Plaintiff claimed that he was only able to take 25 vacation days during the 1997-1998 school year because of “work responsibilities,” with repeated references to a heavy work load. He alleges, for example, that he was busy getting ready for the start of the new school year, involved in screening and interviewing candidates for an open position within the district, preparing for meetings, organizing staff development days, preparing for various arbitrations and negotiating a collective bargaining agreement with the teachers’ union. He has wholly failed to demonstrate, however, that any superior or supervisor induced him to forego any vacation time during that year for any reason or that he refrained from using vacation time the entire year because of noncontractual duties (see, May v Board of Educ., supra; but see, Matter of Briggs v Town of Portland, 256 AD2d 1091, supra). Under these circumstances, we find that plaintiff is not entitled to the cash value of the 45 vacation days accrued from the 1997-1998 school year.
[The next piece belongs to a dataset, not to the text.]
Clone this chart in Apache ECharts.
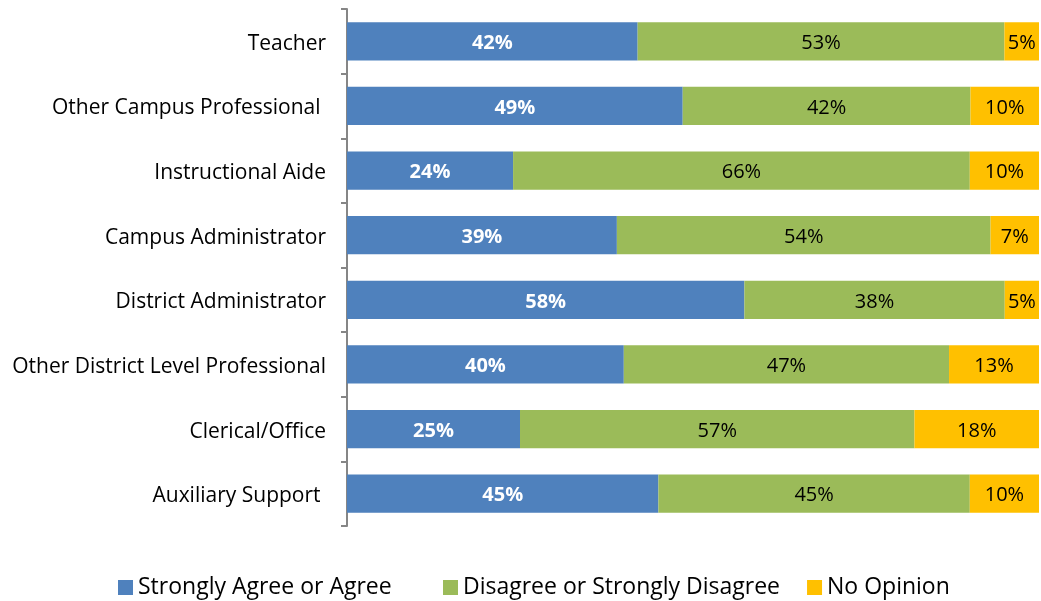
<!DOCTYPE html>
<html>
<head>
<meta charset="utf-8">
<script src="https://cdn.jsdelivr.net/npm/echarts@6/dist/echarts.min.js"></script>
<style>
  html, body { margin: 0; padding: 0; background: #fff; }
  #chart { width: 1041px; height: 601px; }
</style>
</head>
<body>
<div id="chart"></div>
<script>
// Survey roles, top to bottom
const roles = [
  'Teacher',
  'Other Campus Professional ',
  'Instructional Aide',
  'Campus Administrator',
  'District Administrator',
  'Other District Level Professional',
  'Clerical/Office',
  'Auxiliary Support '
];
const agree = [42, 49, 24, 39, 58, 40, 25, 45];
const disagree = [53, 42, 66, 54, 38, 47, 57, 45];
const noOpinion = [5, 10, 10, 7, 5, 13, 18, 10];

const seriesNames = ['Strongly Agree or Agree', 'Disagree or Strongly Disagree', 'No Opinion'];
const colors = ['#4F81BD', '#9BBB59', '#FFC000'];
const groups = [agree, disagree, noOpinion];

// each row is drawn as a share of its own total, labels keep the stated percentages
const totals = roles.map((_, i) => agree[i] + disagree[i] + noOpinion[i]);

const FONT = 'Open Sans';

// shared legend look; the first entry sits apart from the other two
const legendBase = {
  top: 571,
  itemWidth: 15,
  itemHeight: 15,
  itemGap: 27,
  icon: 'rect',
  textStyle: { fontSize: 23, color: '#000', fontFamily: FONT }
};

const chart = echarts.init(document.getElementById('chart'));
chart.setOption({
  animation: false,
  textStyle: { fontFamily: FONT },
  grid: { left: 347, right: 2, top: 9, bottom: 75, containLabel: false },
  legend: [
    Object.assign({}, legendBase, { left: 113, data: [seriesNames[0]] }),
    Object.assign({}, legendBase, { left: 438, data: [seriesNames[1], seriesNames[2]] })
  ],
  xAxis: {
    type: 'value',
    min: 0,
    max: 100,
    show: false
  },
  yAxis: {
    type: 'category',
    inverse: true,
    data: roles,
    axisLine: { show: true, lineStyle: { color: '#868686', width: 2 } },
    axisTick: { show: true, length: 6, lineStyle: { color: '#868686', width: 2 } },
    axisLabel: {
      margin: 21,
      formatter: v => '{r|' + v + '}',
      rich: { r: { fontSize: 21, color: '#000', fontFamily: FONT, padding: [5, 0, 0, 0] } }
    },
    splitLine: { show: false }
  },
  series: groups.map((vals, s) => ({
    name: seriesNames[s],
    type: 'bar',
    stack: 'all',
    barCategoryGap: '41%',
    itemStyle: { color: colors[s] },
    data: vals.map((v, i) => ({ value: v / totals[i] * 100, raw: v })),
    label: {
      show: true,
      position: 'inside',
      offset: [0, 2],
      fontFamily: FONT,
      fontSize: 20,
      color: s === 0 ? '#fff' : '#000',
      fontWeight: s === 0 ? 'bold' : 'normal',
      formatter: p => p.data.raw + '%'
    }
  }))
});
</script>
</body>
</html>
As a final matter, since the contract between the parties did not provide that vacation time would fully accrue at the commencement of the contract/school year (i.e., July 1, 1998), we find that plaintiff did not earn any vacation days for the 1998-1999 school year by virtue of his having been terminated on the very first day of that school year (see, People v Murphy, 235 AD2d 554, 555), Plaintiffs reference to a 1997 computer record entitled “Absence Verification Summary” which indicates that he was “credited” in the computer system with 25 days of vacation as of July 1, 1997 is not proof that he was contractually entitled to fully accrue all 25 vacation days on the first day of any given school year. To the contrary, the contract merely requires that plaintiff receive 25 vacation days with pay. In the absence of any provision therein entitling plaintiff to 25 fully accrued vacation days as of the first day of any given school *179year, regardless of how many days actually worked during that year, we will not read such right into the contract (see, People v Murphy, supra).
Crew III, J. P., Spain, Graffeo and Rose, JJ., concur. Ordered that the order is affirmed, with costs.